- **Directions for this task**
Only the lines from the start of the data through the line containing "(408,254) rectangle (723,418);" should be written out, exactly as they are, with both ends included and the pictures left out.
= = = =
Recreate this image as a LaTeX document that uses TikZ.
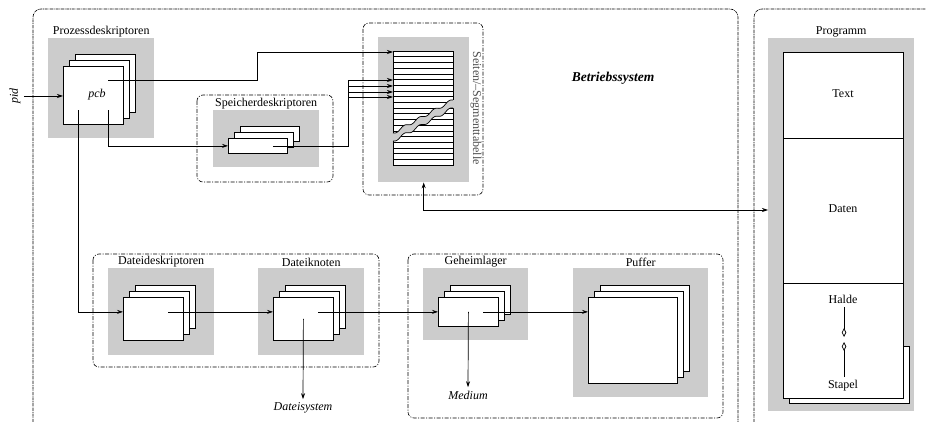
\documentclass[tikz,border=0pt]{standalone}
\usepackage{fontspec}
\setmainfont{Liberation Serif}
\usetikzlibrary{arrows.meta}

% drei gestapelte Blaetter, das vordere ist der Knoten #1
\newcommand{\blattstapel}[5]{%
  \foreach \d in {12,6}
    \draw[blatt] (#2+\d,#3-\d) rectangle ++(#4,#5);
  \node[blatt, inner sep=0pt, anchor=north west, minimum width=#4pt, minimum height=#5pt] (#1) at (#2,#3) {};
}

\begin{document}
\begin{tikzpicture}[x=1pt, y=-1pt,
    grau/.style={fill=black!20, inner sep=0pt, anchor=north west},
    blatt/.style={draw, fill=white, line width=0.8pt},
    rahmen/.style={draw, line width=0.6pt, dash pattern=on 4pt off 1.5pt on 1pt off 1.5pt, rounded corners=6pt},
    aussen/.style={draw, line width=0.6pt, dash pattern=on 3pt off 0.8pt on 0.8pt off 0.8pt, rounded corners=8pt},
    titel/.style={font=\fontsize{12}{14}\selectfont},
    kopf/.style={font=\fontsize{12}{14}\selectfont, anchor=south, inner sep=1pt},
    kursiv/.style={font=\fontsize{12}{14}\selectfont\itshape},
    pfeil/.style={draw, line width=0.7pt, -{Stealth[length=6pt,width=4pt]}},
    raute/.style={draw, line width=0.7pt, -{Diamond[open,length=9pt,width=4.5pt]}}]
  \useasboundingbox (0,0) rectangle (926,422);

  % Rahmen
  \draw[aussen] (33,422) -- (33,9) -- (738,9) -- (738,422);
  \draw[aussen] (754,422) -- (754,9) -- (926,9);
  \draw[rahmen] (197,95) rectangle (333,182);
  \draw[rahmen] (363,23) rectangle (483,195);
  \draw[rahmen] (93,254) rectangle (379,367);
  \draw[rahmen] (408,254) rectangle (723,418);

  % graue Flaechen
  \node[grau, minimum width=106pt, minimum height=100pt] (prozgrau) at (48,38) {};
  \node[grau, minimum width=106pt, minimum height=57pt] (speichergrau) at (213,110) {};
  \node[grau, minimum width=91pt, minimum height=145pt] (tabgrau) at (378,37) {};
  \node[grau, minimum width=106pt, minimum height=87pt] (ddeskgrau) at (108,268) {};
  \node[grau, minimum width=106pt, minimum height=87pt] (dknotengrau) at (258,268) {};
  \node[grau, minimum width=105pt, minimum height=72pt] (geheimgrau) at (423,268) {};
  \node[grau, minimum width=135pt, minimum height=129pt] (puffergrau) at (573,268) {};
  \node[grau, minimum width=146pt, minimum height=373pt] (proggrau) at (768,38) {};

  \node[kopf] (prozkopf) at (prozgrau.north) {Prozessdeskriptoren};
  \node[kopf] (speicherkopf) at (speichergrau.north) {Speicherdeskriptoren};
  \node[kopf] (ddeskkopf) at (ddeskgrau.north) {Dateideskriptoren};
  \node[kopf] (dknotenkopf) at (dknotengrau.north) {Dateiknoten};
  \node[kopf] (geheimkopf) at (geheimgrau.north) {Geheimlager};
  \node[kopf] (pufferkopf) at (puffergrau.north) {Puffer};
  \node[kopf] (progkopf) at (proggrau.north) {Programm};

  % Blaetter
  \blattstapel{pcb}{63}{66}{60}{58}
  \blattstapel{speicher}{228}{138}{59}{15}
  \blattstapel{ddesk}{123}{297}{60}{43}
  \blattstapel{dknoten}{273}{297}{60}{43}
  \blattstapel{geheim}{438}{297}{60}{29}
  \blattstapel{puffer}{588}{297}{89}{86}
  \node[kursiv] (pcbtext) at (97,95) {pcb};

  % Seiten-/Segmenttabelle
  \node[draw, fill=white, line width=0.8pt, inner sep=0pt, anchor=north west,
        minimum width=60pt, minimum height=114pt] (tab) at (393,51) {};
  \foreach \i in {1,...,19}
    \draw[line width=0.5pt] (393,51+\i*5.7) -- (453,51+\i*5.7);
  \fill[black!20] plot[domain=-0.05:1.05, samples=50] ({393+60*\x},{133-33*\x+1.5*sin(1440*\x)})
    -- plot[domain=1.05:-0.05, samples=50] ({393+60*\x},{141-33*\x+1.5*sin(1440*\x)}) -- cycle;
  \draw[line width=0.7pt] plot[domain=0:1, samples=50] ({393+60*\x},{133-33*\x+1.5*sin(1440*\x)});
  \draw[line width=0.7pt] plot[domain=0:1, samples=50] ({393+60*\x},{141-33*\x+1.5*sin(1440*\x)});
  \node[titel, rotate=-90, text=black!70] (tabkopf) at (476,108) {Seiten/–Segmenttabelle};

  \node[font=\fontsize{13.5}{16}\selectfont\bfseries\itshape] (bs) at (613,78) {Betriebssystem};

  % Programm
  \draw[blatt] (789,346) rectangle (909,403);
  \node[blatt, inner sep=0pt, anchor=north west, minimum width=120pt, minimum height=346pt] (prog) at (783,52) {};
  \draw[line width=0.8pt] (prog.west |- 0,138) -- (prog.east |- 0,138);
  \draw[line width=0.8pt] (prog.west |- 0,283) -- (prog.east |- 0,283);
  \node[titel] (text) at (843,94) {Text};
  \node[titel] (daten) at (843,209) {Daten};
  \node[titel] (halde) at (843,299) {Halde};
  \node[titel] (stapel) at (843,386) {Stapel};
  \coordinate (mitte) at (844,339.5);
  \draw[raute] (halde.south -| mitte) -- ([yshift=2.5pt]mitte);
  \draw[raute] (stapel.north -| mitte) -- ([yshift=-2.5pt]mitte);

  % Verbindungen
  \node[kursiv, rotate=90] (pid) at (15,96) {pid};
  \draw[pfeil] (pid.south) -- (pid.south -| pcb.west);

  \coordinate (knickA) at (257,52);
  \coordinate (knickB) at (348,144);
  \coordinate (knickC) at (0,210);
  \draw[pfeil] ([shift={(15,-15)}]pcb.center) -| (knickA) -- (knickA -| tab.west);
  \draw[pfeil] ([shift={(15,15)}]pcb.center) |- (speicher.west);
  \draw[line width=0.7pt] ([xshift=15pt]speicher.center) -| (knickB |- 0,80);
  \foreach \y in {80,86,92,97}
    \draw[pfeil] (knickB |- 0,\y) -- (tab.west |- 0,\y);

  \draw[pfeil] ([shift={(-15,15)}]pcb.center) |- ([yshift=7pt]ddesk.west);
  \draw[pfeil] ([xshift=15pt,yshift=7pt]ddesk.center) -- ([yshift=7pt]dknoten.west);
  \draw[pfeil] ([xshift=15pt,yshift=7pt]dknoten.center) -- (geheim.west);
  \draw[pfeil] ([xshift=15pt]geheim.center) -- (geheim.center -| puffer.west);

  \node[kursiv] (dateisystem) at (303,408) {Dateisystem};
  \node[kursiv] (medium) at (468,395) {Medium};
  \draw[pfeil] (dknoten.center) -- (dateisystem.north);
  \draw[pfeil] (geheim.center) -- (medium.north);

  \draw[pfeil, {Stealth[length=6pt,width=4pt]}-{Stealth[length=6pt,width=4pt]}]
    (tabgrau.south) |- (proggrau.west |- knickC);
\end{tikzpicture}
\end{document}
= = = =
- **Full solution**
Recreate this image as a LaTeX document that uses TikZ.
\documentclass[tikz,border=0pt]{standalone}
\usepackage{fontspec}
\setmainfont{Liberation Serif}
\usetikzlibrary{arrows.meta}

% drei gestapelte Blaetter, das vordere ist der Knoten #1
\newcommand{\blattstapel}[5]{%
  \foreach \d in {12,6}
    \draw[blatt] (#2+\d,#3-\d) rectangle ++(#4,#5);
  \node[blatt, inner sep=0pt, anchor=north west, minimum width=#4pt, minimum height=#5pt] (#1) at (#2,#3) {};
}

\begin{document}
\begin{tikzpicture}[x=1pt, y=-1pt,
    grau/.style={fill=black!20, inner sep=0pt, anchor=north west},
    blatt/.style={draw, fill=white, line width=0.8pt},
    rahmen/.style={draw, line width=0.6pt, dash pattern=on 4pt off 1.5pt on 1pt off 1.5pt, rounded corners=6pt},
    aussen/.style={draw, line width=0.6pt, dash pattern=on 3pt off 0.8pt on 0.8pt off 0.8pt, rounded corners=8pt},
    titel/.style={font=\fontsize{12}{14}\selectfont},
    kopf/.style={font=\fontsize{12}{14}\selectfont, anchor=south, inner sep=1pt},
    kursiv/.style={font=\fontsize{12}{14}\selectfont\itshape},
    pfeil/.style={draw, line width=0.7pt, -{Stealth[length=6pt,width=4pt]}},
    raute/.style={draw, line width=0.7pt, -{Diamond[open,length=9pt,width=4.5pt]}}]
  \useasboundingbox (0,0) rectangle (926,422);

  % Rahmen
  \draw[aussen] (33,422) -- (33,9) -- (738,9) -- (738,422);
  \draw[aussen] (754,422) -- (754,9) -- (926,9);
  \draw[rahmen] (197,95) rectangle (333,182);
  \draw[rahmen] (363,23) rectangle (483,195);
  \draw[rahmen] (93,254) rectangle (379,367);
  \draw[rahmen] (408,254) rectangle (723,418);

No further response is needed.